Aim: Among the entries below, copy only the span from the line containing "Generate a Python" through the line containing "import matplotlib.pyplot as plt". Do so exactly, and skip the pictures.

Data supplied:
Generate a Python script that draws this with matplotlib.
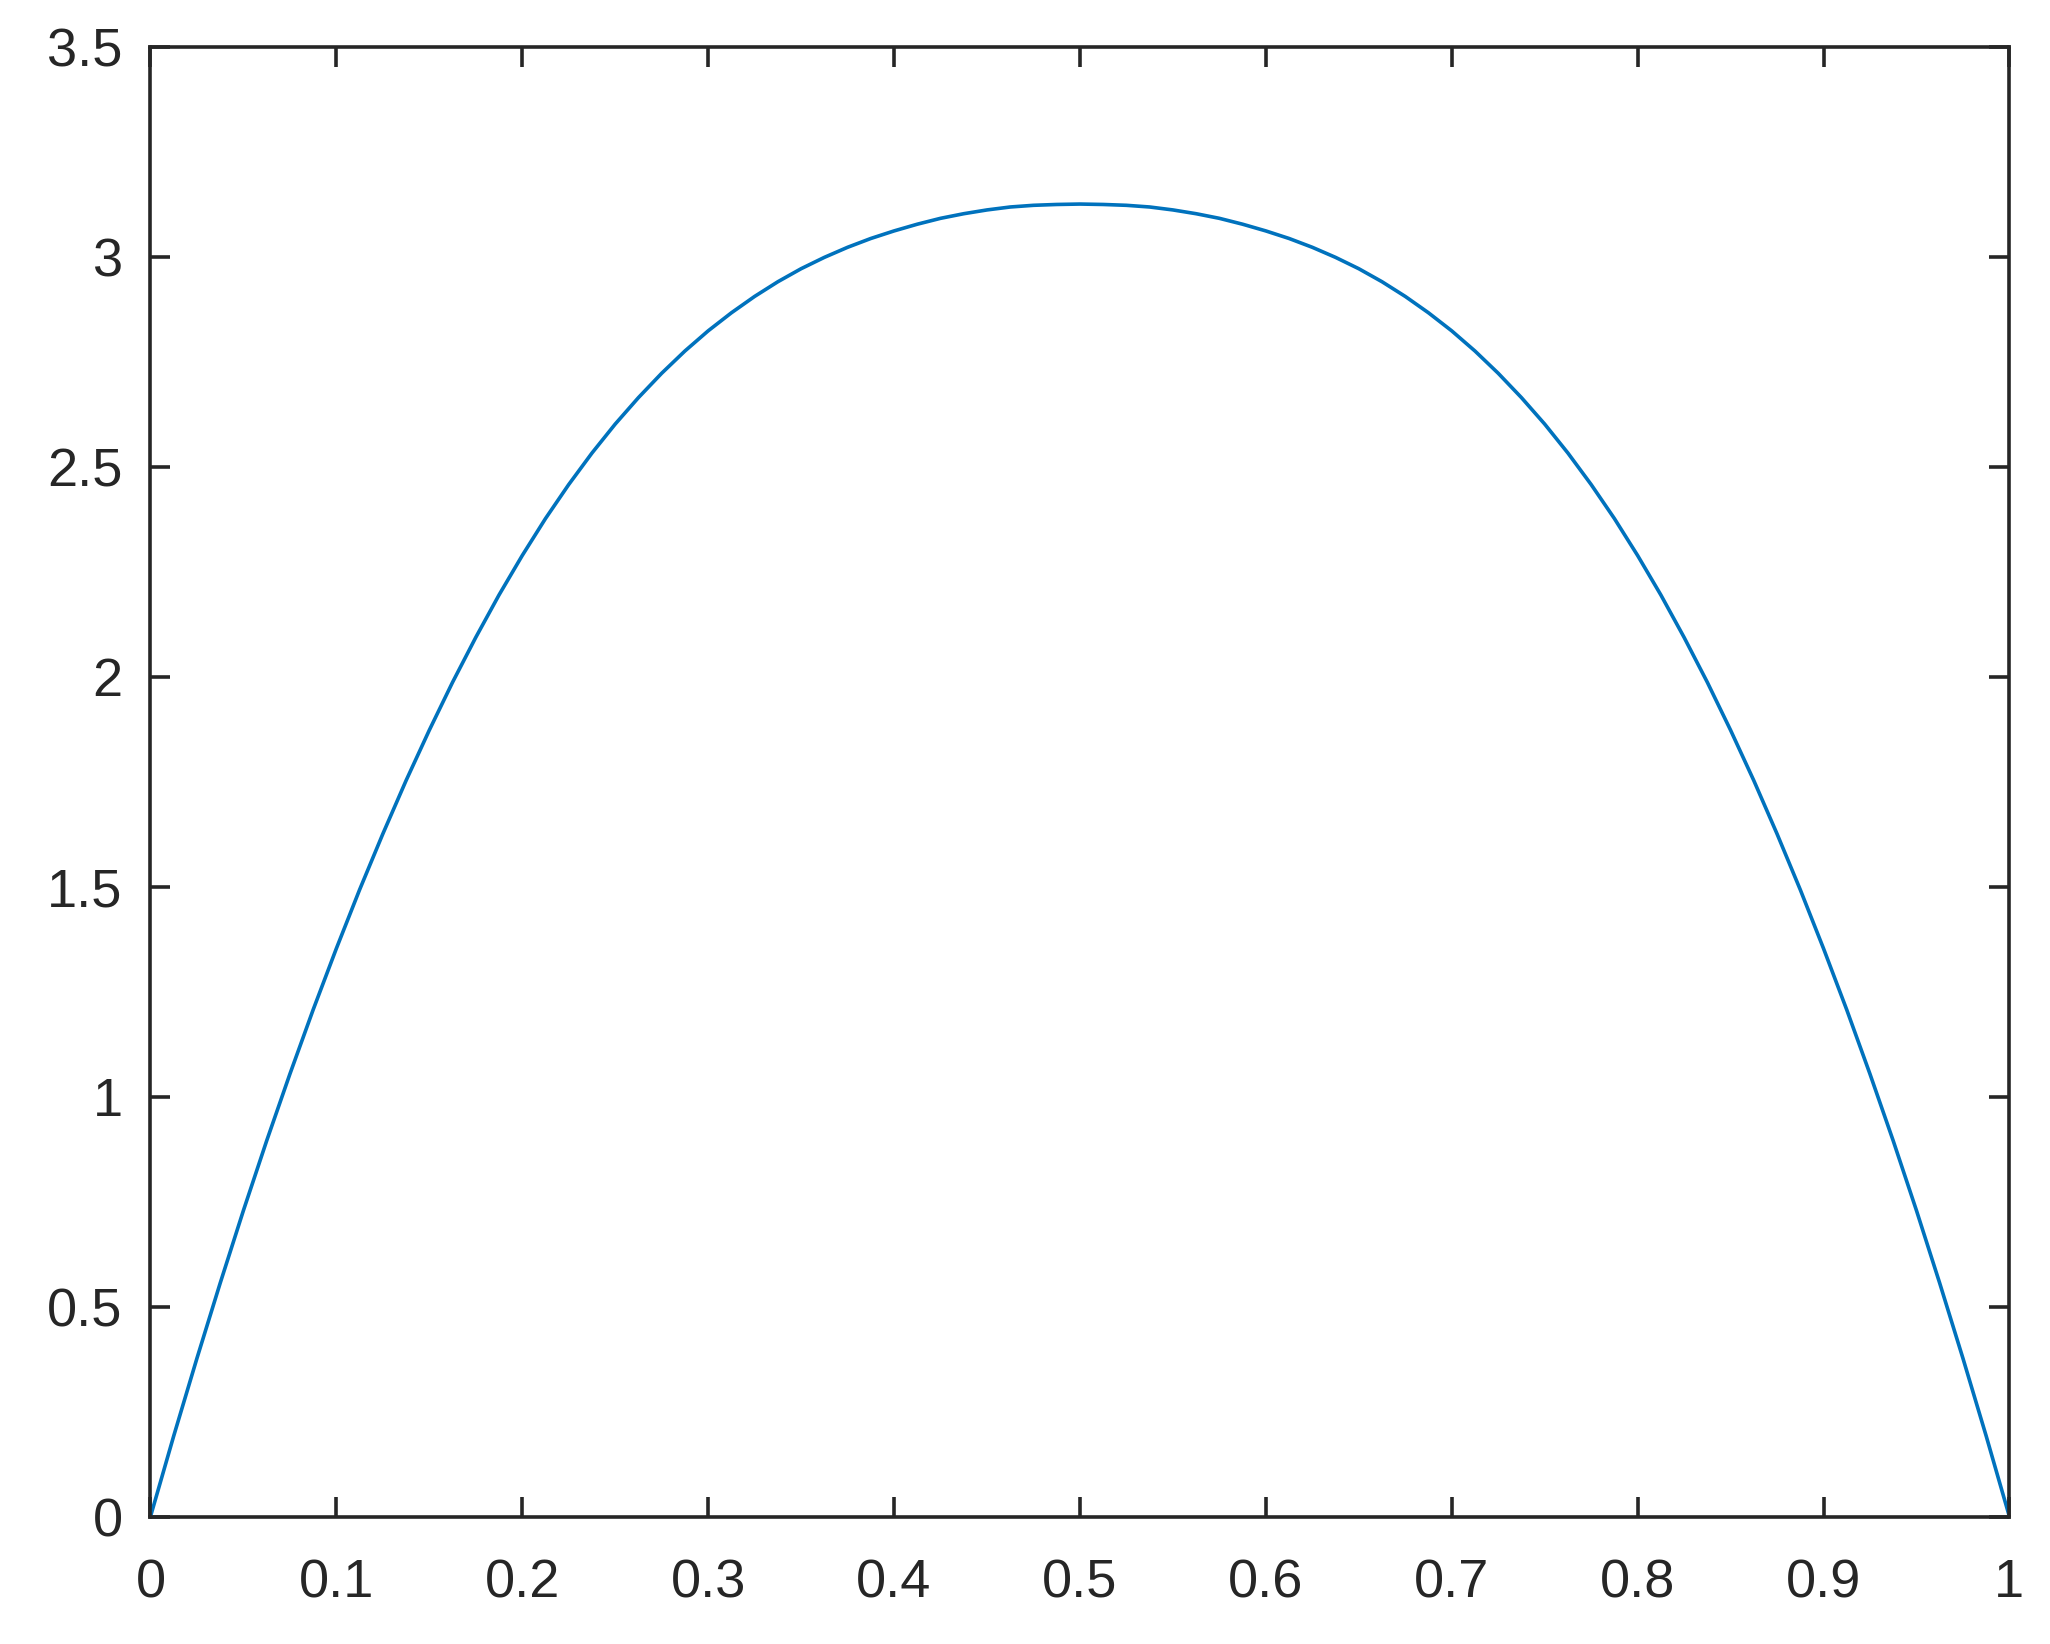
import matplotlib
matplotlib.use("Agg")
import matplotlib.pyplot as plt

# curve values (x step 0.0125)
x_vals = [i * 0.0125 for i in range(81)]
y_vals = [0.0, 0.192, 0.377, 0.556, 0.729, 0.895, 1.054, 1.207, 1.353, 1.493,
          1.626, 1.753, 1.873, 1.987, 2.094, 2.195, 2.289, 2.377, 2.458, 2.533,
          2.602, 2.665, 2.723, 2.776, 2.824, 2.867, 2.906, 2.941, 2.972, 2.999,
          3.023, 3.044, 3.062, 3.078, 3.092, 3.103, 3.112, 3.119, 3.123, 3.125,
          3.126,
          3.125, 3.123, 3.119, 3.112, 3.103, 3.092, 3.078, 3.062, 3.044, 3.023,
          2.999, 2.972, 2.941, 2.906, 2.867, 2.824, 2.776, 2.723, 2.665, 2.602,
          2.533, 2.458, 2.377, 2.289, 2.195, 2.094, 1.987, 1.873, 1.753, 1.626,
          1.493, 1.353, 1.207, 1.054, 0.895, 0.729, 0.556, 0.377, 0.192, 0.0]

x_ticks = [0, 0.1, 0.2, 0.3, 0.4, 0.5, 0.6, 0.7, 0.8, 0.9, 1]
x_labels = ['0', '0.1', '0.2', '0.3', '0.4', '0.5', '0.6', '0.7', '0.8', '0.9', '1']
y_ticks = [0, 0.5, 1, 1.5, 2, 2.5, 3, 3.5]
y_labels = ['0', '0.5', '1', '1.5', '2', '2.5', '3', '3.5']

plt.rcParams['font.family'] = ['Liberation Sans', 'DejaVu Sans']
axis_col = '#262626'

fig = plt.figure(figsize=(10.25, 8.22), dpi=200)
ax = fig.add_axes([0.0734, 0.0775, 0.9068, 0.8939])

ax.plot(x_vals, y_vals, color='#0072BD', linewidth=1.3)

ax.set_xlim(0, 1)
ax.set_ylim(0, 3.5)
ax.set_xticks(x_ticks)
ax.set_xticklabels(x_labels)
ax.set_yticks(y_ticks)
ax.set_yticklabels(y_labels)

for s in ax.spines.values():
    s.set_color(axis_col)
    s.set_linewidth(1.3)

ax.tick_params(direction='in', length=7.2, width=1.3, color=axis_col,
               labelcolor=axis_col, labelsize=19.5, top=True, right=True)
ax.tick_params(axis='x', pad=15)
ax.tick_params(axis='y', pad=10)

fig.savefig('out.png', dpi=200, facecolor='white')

---

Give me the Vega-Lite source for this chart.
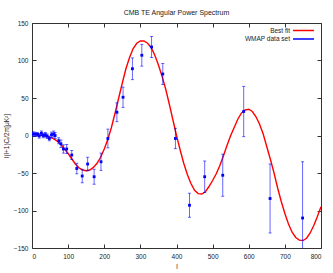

Correct result:
Generate a Python script that draws this with matplotlib.
import matplotlib
matplotlib.use("Agg")
import matplotlib.pyplot as plt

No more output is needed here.